Supreme Court Oral Argument in Environmental Cases

October 06, 2008 | By PACIFIC LEGAL FOUNDATION

On Wednesday, the U.S. Supreme Court will hear oral arguments in Winter v. Natural Resources Defense Council, the government’s appeal of a Ninth Circuit injunction of certain military training exercises. Several environmentalist groups contended, and the Ninth Circuit agreed, that the Navy’s sonar training—designed to detect silent nuclear powered submarines of the type possessed by several hostile nations—potentially could result in harm to marine mammals.

While the general issue of national security versus species protection will garner the headlines, the Court will hear arguments on an issue of much broader applicability. In the thirty years since the Supreme Court’s decision in TVA v. Hill, federal courts presented with ESA cases have been quick to enjoin activities potentially harmful to protected species regardless of the competing costs of the injunction. That is, while the traditional principles of injunctive relief require a court to "balance the harms" as between competing interests in an injunction, ESA cases tip the scales so heavily to the species that virtually nothing on the other side of the scale—economic loss, property rights, national security—functionally matters. There is nothing in the ESA itself to recommend such a result, and PLF’s amicus brief in Winter argues that the Supreme Court should use this case to restore a proper and common-sense balance.

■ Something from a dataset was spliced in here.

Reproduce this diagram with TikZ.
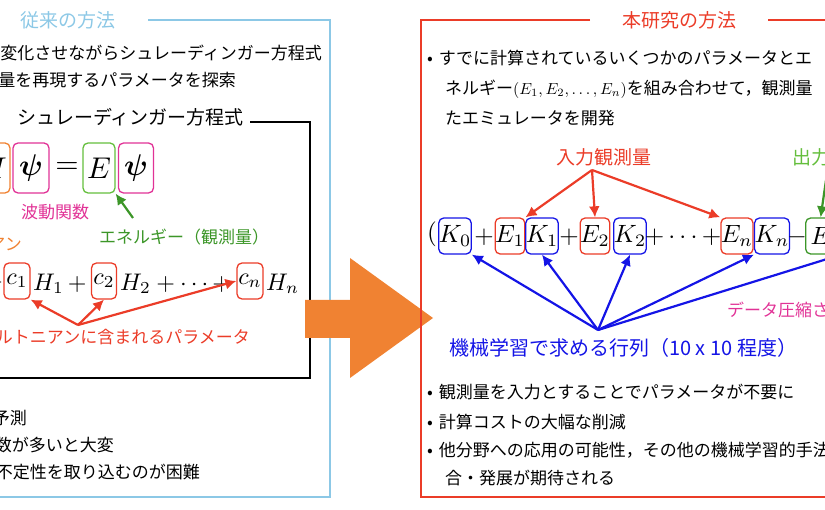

Also to be argued on Wednesday is Summers v. Earth Island Institute, another environmental case from the Ninth Circuit. The case concerns a challenge to Forest Service adminstrative regulations that govern the notice and appeal process for forest management decisions. The central issue raised by the case is ripeness: whether, under the Administrative Procedure Act, a plaintiff can seek review of an entire regulation, or whether the right to judicial review is generally limited to the specific agency action in which the challenged regulation is implemented. PLF’s amcius brief argues that the Ninth Circuit reached the right result on the ripeness issue. A decision from the Supreme Court going the other way—precluding most facial challenges to agency regulations—would seriously undercut the ability of public interest groups to obtain adequate judicial review.